Collected data entries
^^^^^^^^^^^^^^^^

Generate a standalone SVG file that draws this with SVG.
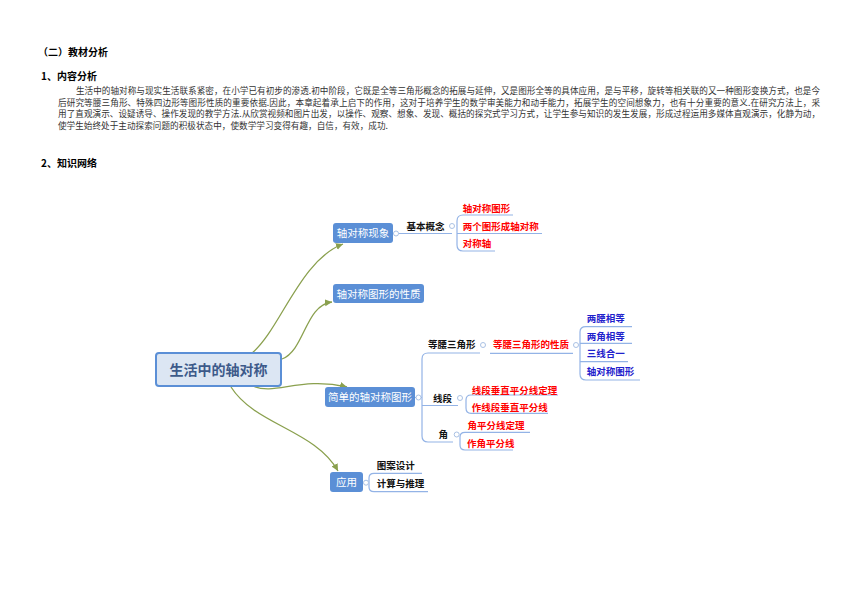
<svg xmlns="http://www.w3.org/2000/svg" width="860" height="608" viewBox="0 0 860 608">
<defs>
<style>
.h{font-family:"Noto Sans CJK SC","Liberation Sans",sans-serif;font-size:10px;font-weight:bold;fill:#000}
.p{font-family:"Noto Sans CJK SC","Liberation Serif",serif;font-size:8.6px;fill:#333}
.l1{fill:#5b8fd6}
.l1t{font-family:"Noto Sans CJK SC","Liberation Sans",sans-serif;font-size:10.5px;fill:#fff;text-anchor:middle}
.k{font-family:"Noto Sans CJK SC","Liberation Sans",sans-serif;font-size:9.5px;font-weight:bold;fill:#111}
.r{font-family:"Noto Sans CJK SC","Liberation Sans",sans-serif;font-size:9.5px;font-weight:bold;fill:#ff0000}
.b{font-family:"Noto Sans CJK SC","Liberation Sans",sans-serif;font-size:9.5px;font-weight:bold;fill:#1f22cc}
.ul{fill:none;stroke:#93b3e6;stroke-width:1.2}
.dot{fill:#fff;stroke:#a9c1e4;stroke-width:1}
.cv{fill:none;stroke:#8aa04e;stroke-width:1.3}
</style>
<marker id="ah" markerWidth="9" markerHeight="9" refX="7" refY="3.5" orient="auto" markerUnits="userSpaceOnUse">
<path d="M0,0 L7,3.5 L0,7 Z" fill="#8aa04e"/>
</marker>
</defs>
<rect width="860" height="608" fill="#fff"/>

<g id="text-section">
<text class="h" x="38" y="55.5">（二）教材分析</text>
<text class="h" x="41" y="79.5">1、内容分析</text>
<text class="p" x="76" y="94" textLength="744" lengthAdjust="spacing">生活中的轴对称与现实生活联系紧密，在小学已有初步的渗透.初中阶段，它既是全等三角形概念的拓展与延伸，又是图形全等的具体应用，是与平移，旋转等相关联的又一种图形变换方式，也是今</text>
<text class="p" x="58" y="105.5" textLength="762" lengthAdjust="spacing">后研究等腰三角形、特殊四边形等图形性质的重要依据.因此，本章起着承上启下的作用，这对于培养学生的数学审美能力和动手能力，拓展学生的空间想象力，也有十分重要的意义.在研究方法上，采</text>
<text class="p" x="58" y="117" textLength="762" lengthAdjust="spacing">用了直观演示、设疑诱导、操作发现的教学方法.从欣赏视频和图片出发，以操作、观察、想象、发现、概括的探究式学习方式，让学生参与知识的发生发展，形成过程运用多媒体直观演示，化静为动，</text>
<text class="p" x="58" y="128.5" textLength="330" lengthAdjust="spacing">使学生始终处于主动探索问题的积极状态中，使数学学习变得有趣，自信，有效，成功.</text>
<text class="h" x="41" y="167">2、知识网络</text>
</g>

<g id="connectors">
<path class="cv" d="M252,353 C280,330 300,260 343,244" marker-end="url(#ah)"/>
<path class="cv" d="M282,359 C305,350 305,305 332,302" marker-end="url(#ah)"/>
<path class="cv" d="M253,386 C275,396 300,376 347,387" marker-end="url(#ah)"/>
<path class="cv" d="M231,387 C255,425 315,430 338,471" marker-end="url(#ah)"/>
<path class="ul" d="M393,233.5 H452"/>
<path class="ul" d="M457,221 Q457,215 463,215 H513 M457,221 V245 Q457,251 463,251 H495 M457,233.5 H542"/>
<path class="ul" d="M422,359 Q422,353 428,353 H480 M422,359 V436 Q422,442 428,442 H453 M415,397.5 H422 M422,405.5 H458"/>
<path class="ul" d="M490,353.3 H573"/>
<path class="ul" d="M580,332 Q580,326.7 586,326.7 H632 M580,332 V374 Q580,380 586,380 H640 M580,343.3 H632 M580,361.7 H628"/>
<path class="ul" d="M466,400 Q466,395 471,395 H558 M466,400 V408 Q466,413.3 471,413.3 H548"/>
<path class="ul" d="M460,437 Q460,432.3 465,432.3 H530 M460,437 V445 Q460,450 465,450 H513"/>
<path class="ul" d="M369,478 Q369,473.3 374,473.3 H422 M369,478 V487 Q369,491.7 374,491.7 H428"/>
</g>

<g id="root">
<rect x="156" y="353" width="125" height="33" rx="3" fill="#dce6f3" stroke="#5b8fd6" stroke-width="2"/>
<text x="218.5" y="374.5" text-anchor="middle" style="font-family:'Noto Sans CJK SC','Liberation Sans',sans-serif;font-size:14px;font-weight:bold;fill:#3d5a8a">生活中的轴对称</text>
</g>

<g id="n-xianxiang">
<rect class="l1" x="333" y="223" width="60" height="20" rx="3"/>
<text class="l1t" x="363" y="237">轴对称现象</text>
<circle class="dot" cx="396" cy="233.5" r="2.5"/>
</g>
<g id="n-jibengainian">
<text class="k" x="406.5" y="229.5">基本概念</text>
<circle class="dot" cx="452" cy="226" r="2.5"/>
</g>
<g id="n-zhouduichentuxing1"><text class="r" x="462.7" y="212">轴对称图形</text></g>
<g id="n-lianggetuxing"><text class="r" x="462.7" y="229.5">两个图形成轴对称</text></g>
<g id="n-duichenzhou"><text class="r" x="462.7" y="247">对称轴</text></g>

<g id="n-xingzhi">
<rect class="l1" x="333" y="284" width="91" height="19" rx="3"/>
<text class="l1t" x="378.5" y="297.5">轴对称图形的性质</text>
</g>

<g id="n-jiandan">
<rect class="l1" x="325" y="387" width="90" height="20" rx="3"/>
<text class="l1t" x="370" y="401">简单的轴对称图形</text>
<circle class="dot" cx="418.5" cy="397.5" r="2.5"/>
</g>
<g id="n-dengyao">
<text class="k" x="428" y="348">等腰三角形</text>
<circle class="dot" cx="483" cy="345" r="2.5"/>
</g>
<g id="n-dengyaoxingzhi">
<text class="r" x="493" y="348">等腰三角形的性质</text>
<circle class="dot" cx="576" cy="345" r="2.5"/>
</g>
<g id="n-liangyao"><text class="b" x="586.7" y="322">两腰相等</text></g>
<g id="n-liangjiao"><text class="b" x="586.7" y="339.5">两角相等</text></g>
<g id="n-sanxian"><text class="b" x="586.7" y="357">三线合一</text></g>
<g id="n-zhouduichentuxing2"><text class="b" x="586.7" y="374.5">轴对称图形</text></g>
<g id="n-xianduan">
<text class="k" x="433" y="402">线段</text>
<circle class="dot" cx="460" cy="398" r="2.5"/>
</g>
<g id="n-xdchuizhi"><text class="r" x="471.7" y="393.5">线段垂直平分线定理</text></g>
<g id="n-zuoxd"><text class="r" x="471.7" y="411">作线段垂直平分线</text></g>
<g id="n-jiao">
<text class="k" x="438.5" y="438">角</text>
<circle class="dot" cx="456.7" cy="434.5" r="2.5"/>
</g>
<g id="n-jiaopingfen"><text class="r" x="467.5" y="428.5">角平分线定理</text></g>
<g id="n-zuojiao"><text class="r" x="467" y="446.5">作角平分线</text></g>

<g id="n-yingyong">
<rect class="l1" x="330" y="472" width="33" height="20" rx="3"/>
<text class="l1t" x="346.5" y="486">应用</text>
<circle class="dot" cx="366" cy="482.7" r="2.5"/>
</g>
<g id="n-tuan"><text class="k" x="376.7" y="468.5">图案设计</text></g>
<g id="n-jisuan"><text class="k" x="376.7" y="487">计算与推理</text></g>
</svg>
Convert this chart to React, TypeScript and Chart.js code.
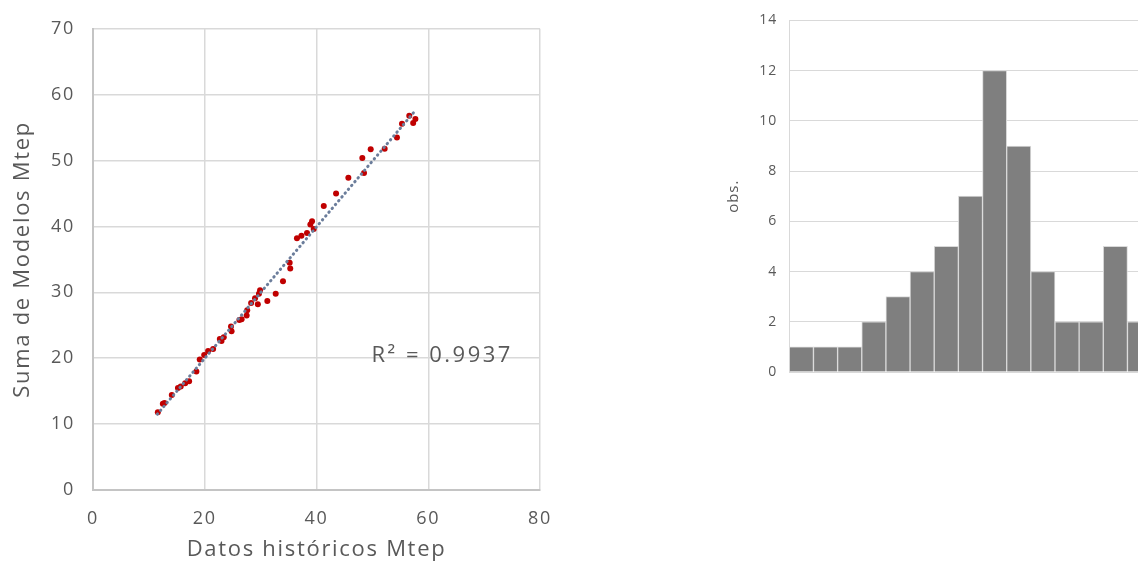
import React, { useEffect, useRef } from 'react';
import { Chart, registerables } from 'chart.js';

Chart.register(...registerables);
Chart.defaults.font.family = '"Open Sans", Lato, sans-serif';

// ---- Scatter: historical data vs. sum of models (Mtep) ----
const histX = [
  11.6, 12.5, 12.8, 14.1, 15.2, 15.7, 16.5, 17.2, 18.5, 19.1, 19.9, 20.6, 21.5,
  22.7, 23.0, 23.4, 24.7, 24.8, 26.2, 26.6, 27.5, 27.6, 28.3, 29.0, 29.5, 29.9,
  29.7, 31.2, 32.7, 34.0, 35.2, 35.3, 36.5, 37.3, 38.3, 38.9, 39.2, 39.5, 41.3,
  43.5, 45.7, 48.2, 48.5, 49.7, 52.2, 54.4, 55.3, 56.6, 57.3, 57.7,
];
const modelY = [
  11.8, 13.1, 13.2, 14.4, 15.5, 15.7, 16.2, 16.5, 18.0, 19.8, 20.5, 21.1, 21.4,
  22.9, 22.6, 23.2, 24.8, 24.1, 25.8, 25.9, 26.5, 27.3, 28.4, 29.1, 28.2, 30.3,
  29.8, 28.7, 29.8, 31.7, 34.5, 33.6, 38.2, 38.6, 39.0, 40.3, 40.8, 39.6, 43.1,
  45.0, 47.4, 50.4, 48.1, 51.7, 51.8, 53.5, 55.6, 56.8, 55.7, 56.3,
];
const trendX = [11.5, 57.5];
const trendY = [11.5, 57.4];
const r2Text = 'R\u00B2 = 0.9937';
const r2AnchorX = 62.5;
const r2AnchorY = 19.4;

// ---- Histogram ----
const histBins = ['1', '2', '3', '4', '5', '6', '7', '8', '9', '10', '11', '12', '13', '14', '15'];
const histCounts = [1, 1, 1, 2, 3, 4, 5, 7, 12, 9, 4, 2, 2, 5, 2];

const TEXT = '#595959';
const GRID = '#d9d9d9';
const FONT = '"Open Sans", Lato, sans-serif';

const spacingPlugin = (spacing: string) => ({
  id: 'letterSpacing',
  beforeUpdate(chart: any) {
    chart.ctx.letterSpacing = spacing;
  },
  beforeDraw(chart: any) {
    chart.ctx.letterSpacing = spacing;
  },
});

const r2Plugin = {
  id: 'r2Label',
  afterDatasetsDraw(chart: any) {
    const { ctx, scales } = chart;
    const px = scales.x.getPixelForValue(r2AnchorX);
    const py = scales.y.getPixelForValue(r2AnchorY);
    ctx.save();
    ctx.font = `22px ${FONT}`;
    ctx.letterSpacing = '2.5px';
    ctx.fillStyle = TEXT;
    ctx.textAlign = 'center';
    ctx.textBaseline = 'alphabetic';
    ctx.fillText(r2Text, px, py);
    ctx.restore();
  },
};

export default function App() {
  const scatterRef = useRef<HTMLCanvasElement>(null);
  const histRef = useRef<HTMLCanvasElement>(null);

  useEffect(() => {
    const scatter = new Chart(scatterRef.current as HTMLCanvasElement, {
      type: 'scatter',
      data: {
        datasets: [
          {
            type: 'line',
            data: trendX.map((x, i) => ({ x, y: trendY[i] })),
            borderColor: '#6b7d9b',
            borderWidth: 3,
            borderDash: [0.5, 4.5],
            borderCapStyle: 'round',
            pointRadius: 0,
            fill: false,
            tension: 0,
          } as any,
          {
            data: histX.map((x, i) => ({ x, y: modelY[i] })),
            backgroundColor: '#C00000',
            borderColor: '#C00000',
            borderWidth: 0,
            pointRadius: 3,
          },
        ],
      },
      options: {
        responsive: false,
        animation: false,
        layout: { padding: { left: 10, top: 27, right: 28, bottom: 0 } },
        plugins: { legend: { display: false }, tooltip: { enabled: false } },
        scales: {
          x: {
            type: 'linear',
            min: 0,
            max: 80,
            ticks: { stepSize: 20, padding: 18, color: TEXT, font: { size: 18 } },
            grid: { color: GRID, lineWidth: 1.5, drawTicks: false },
            border: { color: '#c4c4c4', width: 2 },
            title: {
              display: true,
              text: 'Datos históricos Mtep',
              color: TEXT,
              font: { size: 22 },
              padding: { top: 0, bottom: 1 },
            },
            afterFit(s: any) {
              s.height = 74;
            },
          },
          y: {
            type: 'linear',
            min: 0,
            max: 70,
            ticks: { stepSize: 10, padding: 18, color: TEXT, font: { size: 18 } },
            grid: { color: GRID, lineWidth: 1.5, drawTicks: false },
            border: { color: '#c4c4c4', width: 2 },
            title: {
              display: true,
              text: 'Suma de Modelos Mtep',
              color: TEXT,
              font: { size: 22 },
              padding: { top: 0, bottom: 0 },
            },
            afterFit(s: any) {
              s.width = 83;
            },
          },
        },
      },
      plugins: [spacingPlugin('1.7px'), r2Plugin],
    });

    const hist = new Chart(histRef.current as HTMLCanvasElement, {
      type: 'bar',
      data: {
        labels: histBins,
        datasets: [
          {
            data: histCounts,
            backgroundColor: '#7f7f7f',
            borderColor: '#d9d9d9',
            borderWidth: 1,
            barPercentage: 1,
            categoryPercentage: 1,
          },
        ],
      },
      options: {
        responsive: false,
        animation: false,
        layout: { padding: { left: 25, top: 20, right: 4.4, bottom: 192 } },
        plugins: { legend: { display: false }, tooltip: { enabled: false } },
        scales: {
          x: {
            ticks: { display: false },
            grid: { display: false, drawTicks: false },
            border: { display: false },
            afterFit(s: any) {
              s.height = 0;
            },
          },
          y: {
            min: 0,
            max: 14,
            ticks: { stepSize: 2, padding: 12, color: TEXT, font: { size: 14 } },
            grid: { color: GRID, lineWidth: 1, drawTicks: false },
            border: { color: GRID, width: 1 },
            title: {
              display: true,
              text: 'obs.',
              color: TEXT,
              font: { size: 15 },
              padding: 0,
            },
            afterFit(s: any) {
              s.width = 64.3;
            },
          },
        },
      },
      plugins: [spacingPlugin('1px')],
    });

    return () => {
      scatter.destroy();
      hist.destroy();
    };
  }, []);

  return (
    <div
      style={{
        position: 'fixed',
        left: 0,
        top: 0,
        width: 1138,
        height: 564,
        overflow: 'hidden',
        background: '#ffffff',
      }}
    >
      <canvas
        ref={scatterRef}
        width={570}
        height={564}
        style={{ position: 'absolute', left: 0, top: 0, width: 570, height: 564, display: 'block' }}
      />
      <canvas
        ref={histRef}
        width={456}
        height={564}
        style={{ position: 'absolute', left: 700, top: 0, width: 456, height: 564, display: 'block' }}
      />
    </div>
  );
}
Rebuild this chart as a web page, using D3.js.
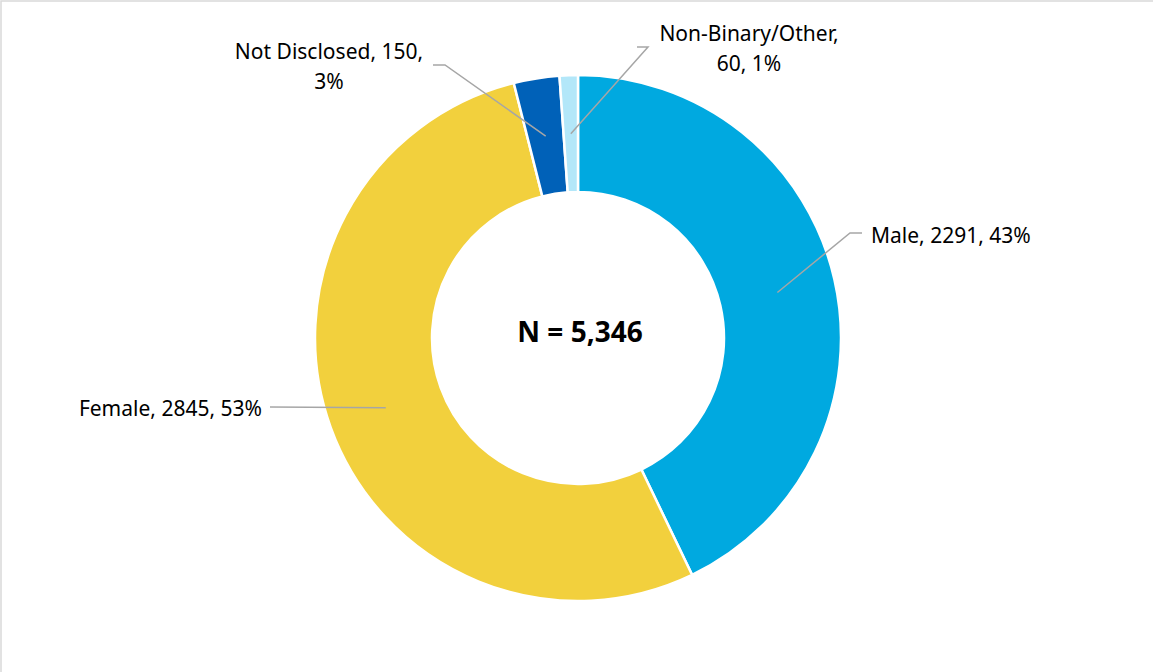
<!DOCTYPE html>
<html>
<head>
<meta charset="utf-8">
<script src="https://cdn.jsdelivr.net/npm/d3@7"></script>
<style>
  body { margin: 0; background: #fff; }
  text { font-family: "Noto Sans", "Open Sans", sans-serif; fill: #000; }
</style>
</head>
<body>
<div class="chart"></div>
<script>
// Chart data
var categories = ["Male", "Female", "Not Disclosed", "Non-Binary/Other"];
var counts = [2291, 2845, 150, 60];
var percents = ["43%", "53%", "3%", "1%"];
var colors = ["#00A9E0", "#F2D03D", "#0061B8", "#B3E7F9"];
var totalLabel = "N = 5,346";

// Label lines as drawn in the reference (text wraps for the top two)
var labelLines = [
  ["Male, 2291, 43%"],
  ["Female, 2845, 53%"],
  ["Not Disclosed, 150,", "3%"],
  ["Non-Binary/Other,", "60, 1%"]
];

// Layout (relative to the donut centre): elbow of leader, end of leader, text anchor
var labelLayout = [
  { elbow: [272, -105], end: [284, -105], text: [293, -95], anchor: "start" },
  { elbow: null, end: [-308, 69], text: [-316, 78], anchor: "end" },
  { elbow: [-133, -273], end: [-145, -273], text: [-249, -279], anchor: "middle" },
  { elbow: [70, -291], end: [59, -291], text: [171, -297], anchor: "middle" }
];

var svgWidth = 1153;
var svgHeight = 672;
var cx = 578;
var cy = 338;
var outerRadius = 263;
var innerRadius = 146;

var svg = d3.select(".chart")
  .append("svg")
  .attr("width", svgWidth)
  .attr("height", svgHeight);

// chart area border (only top and left visible in frame)
svg.append("rect")
  .attr("x", 1)
  .attr("y", 1)
  .attr("width", 1300)
  .attr("height", 800)
  .attr("fill", "none")
  .attr("stroke", "#d9d9d9")
  .attr("stroke-width", 1.5);

var chart = svg.append("g")
  .attr("transform", "translate(" + cx + "," + cy + ")");

var pie = d3.pie()
  .value(function(d) { return d; })
  .sort(null);

var arcs = pie(counts);

var arc = d3.arc()
  .innerRadius(innerRadius)
  .outerRadius(outerRadius);

var midArc = d3.arc()
  .innerRadius((innerRadius + outerRadius) / 2)
  .outerRadius((innerRadius + outerRadius) / 2);

chart.selectAll("path.slice")
  .data(arcs)
  .enter()
  .append("path")
  .attr("class", "slice")
  .attr("d", arc)
  .attr("fill", function(d, i) { return colors[i]; })
  .attr("stroke", "#fff")
  .attr("stroke-width", 2.5);

// leader lines
chart.selectAll("polyline.leader")
  .data(arcs)
  .enter()
  .append("polyline")
  .attr("class", "leader")
  .attr("points", function(d, i) {
    var pts = [midArc.centroid(d)];
    if (labelLayout[i].elbow) pts.push(labelLayout[i].elbow);
    pts.push(labelLayout[i].end);
    return pts.map(function(p) { return p.join(","); }).join(" ");
  })
  .attr("fill", "none")
  .attr("stroke", "#a6a6a6")
  .attr("stroke-width", 1.5);

// data labels
var labels = chart.selectAll("text.label")
  .data(arcs)
  .enter()
  .append("text")
  .attr("class", "label")
  .attr("x", function(d, i) { return labelLayout[i].text[0]; })
  .attr("y", function(d, i) { return labelLayout[i].text[1]; })
  .attr("text-anchor", function(d, i) { return labelLayout[i].anchor; })
  .style("font-size", "21px");

labels.each(function(d, i) {
  var t = d3.select(this);
  labelLines[i].forEach(function(line, j) {
    t.append("tspan")
      .attr("x", labelLayout[i].text[0])
      .attr("dy", j === 0 ? 0 : 30)
      .text(line);
  });
});

// centre total
chart.append("text")
  .attr("x", 2)
  .attr("y", 4)
  .attr("text-anchor", "middle")
  .style("font-size", "28px")
  .style("font-weight", "bold")
  .text(totalLabel);
</script>
</body>
</html>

^^^^^^^^^^^^^^^^

Above are the records. Copy only the lines from the one with "Rebuild this chart" through the one with "outerRadius) / 2);", exactly, with no pictures.

Rebuild this chart as a web page, using D3.js.
<!DOCTYPE html>
<html>
<head>
<meta charset="utf-8">
<script src="https://cdn.jsdelivr.net/npm/d3@7"></script>
<style>
  body { margin: 0; background: #fff; }
  text { font-family: "Noto Sans", "Open Sans", sans-serif; fill: #000; }
</style>
</head>
<body>
<div class="chart"></div>
<script>
// Chart data
var categories = ["Male", "Female", "Not Disclosed", "Non-Binary/Other"];
var counts = [2291, 2845, 150, 60];
var percents = ["43%", "53%", "3%", "1%"];
var colors = ["#00A9E0", "#F2D03D", "#0061B8", "#B3E7F9"];
var totalLabel = "N = 5,346";

// Label lines as drawn in the reference (text wraps for the top two)
var labelLines = [
  ["Male, 2291, 43%"],
  ["Female, 2845, 53%"],
  ["Not Disclosed, 150,", "3%"],
  ["Non-Binary/Other,", "60, 1%"]
];

// Layout (relative to the donut centre): elbow of leader, end of leader, text anchor
var labelLayout = [
  { elbow: [272, -105], end: [284, -105], text: [293, -95], anchor: "start" },
  { elbow: null, end: [-308, 69], text: [-316, 78], anchor: "end" },
  { elbow: [-133, -273], end: [-145, -273], text: [-249, -279], anchor: "middle" },
  { elbow: [70, -291], end: [59, -291], text: [171, -297], anchor: "middle" }
];

var svgWidth = 1153;
var svgHeight = 672;
var cx = 578;
var cy = 338;
var outerRadius = 263;
var innerRadius = 146;

var svg = d3.select(".chart")
  .append("svg")
  .attr("width", svgWidth)
  .attr("height", svgHeight);

// chart area border (only top and left visible in frame)
svg.append("rect")
  .attr("x", 1)
  .attr("y", 1)
  .attr("width", 1300)
  .attr("height", 800)
  .attr("fill", "none")
  .attr("stroke", "#d9d9d9")
  .attr("stroke-width", 1.5);

var chart = svg.append("g")
  .attr("transform", "translate(" + cx + "," + cy + ")");

var pie = d3.pie()
  .value(function(d) { return d; })
  .sort(null);

var arcs = pie(counts);

var arc = d3.arc()
  .innerRadius(innerRadius)
  .outerRadius(outerRadius);

var midArc = d3.arc()
  .innerRadius((innerRadius + outerRadius) / 2)
  .outerRadius((innerRadius + outerRadius) / 2);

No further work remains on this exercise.